Thomas Harris's source novel was released two months prior to the film's release. He had worked on it as well as the screenplay concurrently, for fear that a Hannibal Lecter prequel/origin story would inevitably be written without his involvement. Film producer Dino De Laurentiis said "I say to Thomas, 'If you don't do [the prequel], I will do it with someone else... I don't want to lose this franchise. And the audience wants it...' He said, 'No. I'm sorry.' And I said, 'I will do it with somebody else.' And then he said, 'Let me think about it. I will come up with an idea.'"
"Lady Murasaki" (Shikibu Murasaki) is actually the name of an 11th-century Japanese novelist. Her "The Tale of the Genji" is regarded as a masterpiece of Japanese literature. In the book on which this film is based, Lady Murasaki is indeed a descendant of the 11th-century novelist. She and Hannibal even quote "The Tale of the Genji".
Actors screen tested for the role of Hannibal include: Hayden Christensen, Macaulay Culkin, Hugh Dancy, Rupert Friend, Dominic Cooper, Tom Sturridge, and Tom Payne.

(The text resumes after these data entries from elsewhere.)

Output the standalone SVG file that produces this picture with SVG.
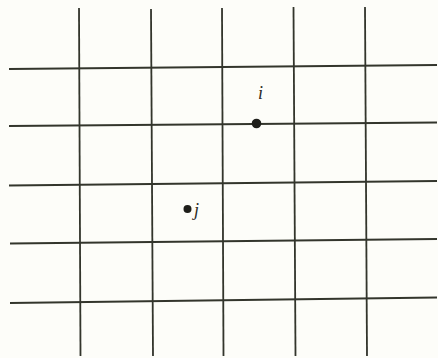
<svg xmlns="http://www.w3.org/2000/svg" width="438" height="358" viewBox="0 0 438 358">
<style>
.g{stroke:#33352c;stroke-width:1.8;fill:none;stroke-linecap:butt}
.lbl{font-family:"Liberation Serif","DejaVu Serif",serif;font-style:italic;font-size:18px;fill:#2a2a24}
.dot{fill:#1e1e1a}
</style>
<rect width="438" height="358" fill="#fdfdf9"/>
<g id="connectors">
<line class="g" x1="79" y1="8" x2="80.5" y2="356"/>
<line class="g" x1="151" y1="9" x2="153" y2="356"/>
<line class="g" x1="222" y1="8" x2="223.5" y2="356"/>
<line class="g" x1="293.5" y1="7" x2="295.5" y2="356"/>
<line class="g" x1="365" y1="7" x2="367" y2="356"/>
<line class="g" x1="9" y1="69" x2="437" y2="65"/>
<line class="g" x1="9" y1="126" x2="437" y2="122.5"/>
<line class="g" x1="9" y1="185.5" x2="437" y2="181"/>
<line class="g" x1="10" y1="243.5" x2="437" y2="239"/>
<line class="g" x1="10" y1="303" x2="437" y2="297.5"/>
</g>
<g id="node-i">
<circle class="dot" cx="256.5" cy="123.5" r="4.8"/>
<text class="lbl" x="258" y="99">i</text>
</g>
<g id="node-j">
<circle class="dot" cx="187.5" cy="209" r="4"/>
<text class="lbl" x="194" y="216">j</text>
</g>
</svg>
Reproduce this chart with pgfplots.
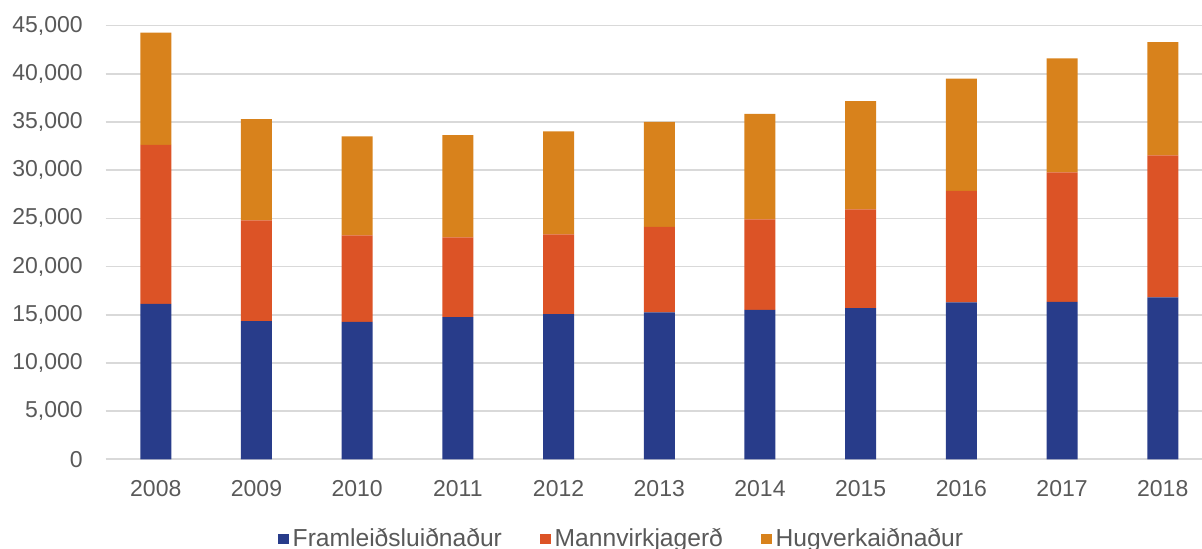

The scar on Hannibal's left cheek is actually Gaspard Ulliel's real life scar. When he was six years old, a doberman was sleeping in a garden and Ulliel jumped on the dog's back and attempted to ride it a like a horse. The dog hit Ulliel with his claws, and that made a little scar on his face that looked like a dimple. Ulliel said that the scar helped to express feelings in his acting.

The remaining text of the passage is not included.